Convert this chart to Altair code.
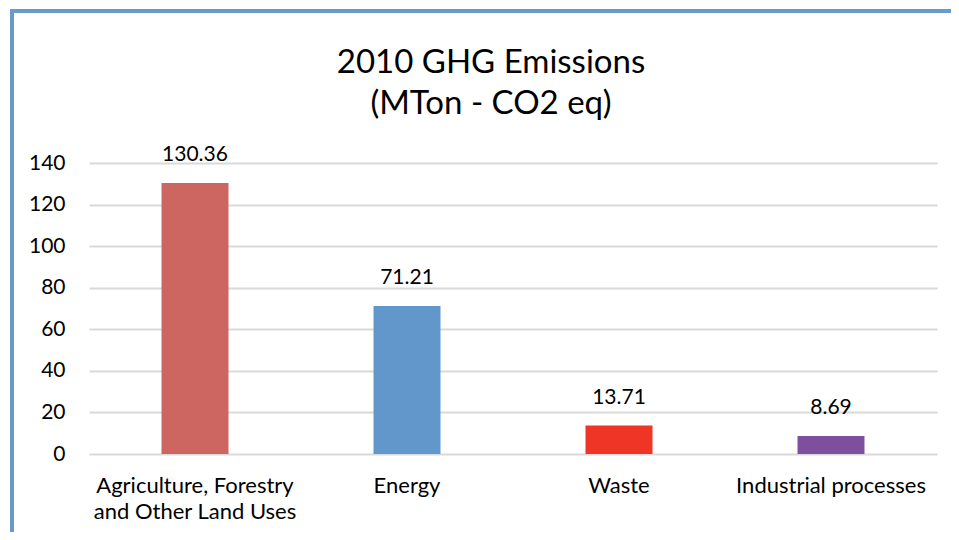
import altair as alt
import pandas as pd

categories = ["Agriculture, Forestry\nand Other Land Uses", "Energy", "Waste", "Industrial processes"]
values = [130.36, 71.21, 13.71, 8.69]
colors = ["#CD6660", "#6297CC", "#EE3526", "#7F4F9F"]
y_ticks = [0, 20, 40, 60, 80, 100, 120, 140]

df = pd.DataFrame({"cat": categories, "val": values, "color": colors,
                   "label": [f"{v:.2f}" for v in values]})

FONT = "Lato"
W, H = 848, 291

x = alt.X("cat:N", sort=categories,
          scale=alt.Scale(paddingInner=0.684, paddingOuter=0.342),
          axis=alt.Axis(title=None, labelAngle=0, labelExpr="split(datum.label, '\\n')",
                        labelFontSize=22, labelFont=FONT, labelColor="#000000",
                        labelPadding=21, labelLineHeight=26, ticks=False, domain=False,
                        labelBaseline="top", labelLimit=400))
y = alt.Y("val:Q", scale=alt.Scale(domain=[0, 140]),
          axis=alt.Axis(title=None, values=y_ticks, labelFontSize=21, labelFont=FONT,
                        labelColor="#000000", labelPadding=24, ticks=False, domain=False,
                        grid=True, gridColor="#D9D9D9", gridWidth=2))

bars = alt.Chart(df).mark_bar().encode(x=x, y=y, color=alt.Color("color:N", scale=None))
text = alt.Chart(df).mark_text(font=FONT, fontSize=21, color="#000000", dy=-28,
                               baseline="middle").encode(x=x, y=y, text="label:N")

border_top = alt.Chart(df).mark_rule(color="#6A9ACD", strokeWidth=4).encode(
    x=alt.value(-79), x2=alt.value(W + 40), y=alt.value(-152))
border_left = alt.Chart(df).mark_rule(color="#6A9ACD", strokeWidth=4).encode(
    x=alt.value(-77), y=alt.value(-154), y2=alt.value(H + 100))

chart = alt.layer(border_top, border_left, bars, text).properties(
    width=W, height=H,
    autosize=alt.AutoSizeParams(type="none"),
    padding={"left": 81, "top": 155, "right": 14, "bottom": 78},
    title=alt.TitleParams(["2010 GHG Emissions", "(MTon - CO2 eq)"], font=FONT,
                          fontSize=33, fontWeight="normal", color="#000000",
                          anchor="middle", dx=-22, offset=-114, lineHeight=41),
).configure_view(stroke=None)

chart.save("out.html", embed_options={"renderer": "svg", "actions": False})
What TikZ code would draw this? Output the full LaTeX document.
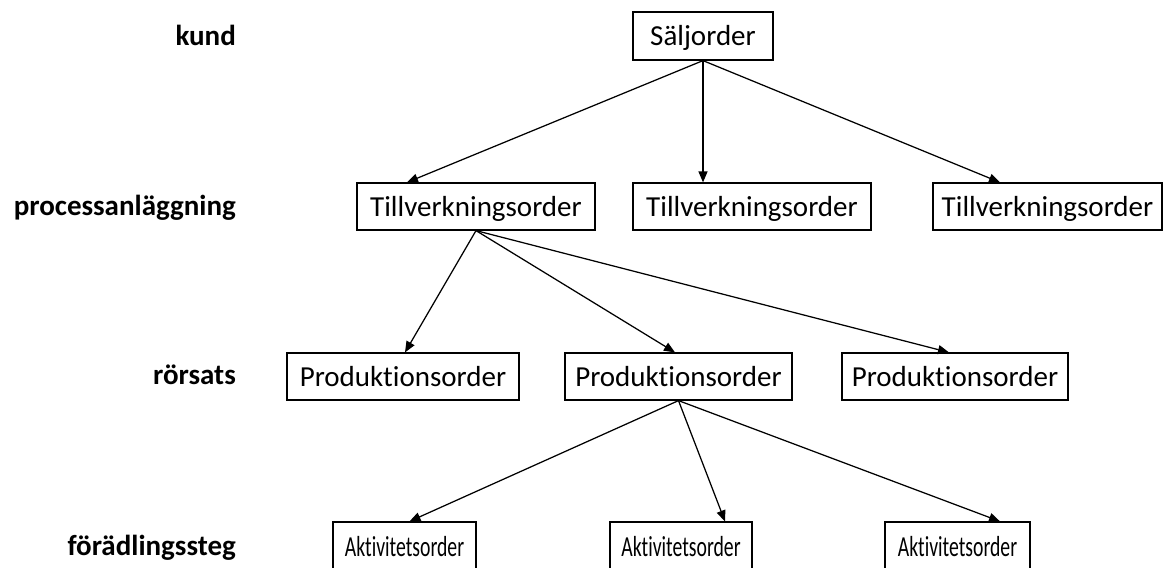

++++++

Task requirements. Find the lines with the string "this" and reproduce them.

Answer.
Convert this chart to Altair code.
What TikZ code would draw this? Output the full LaTeX document.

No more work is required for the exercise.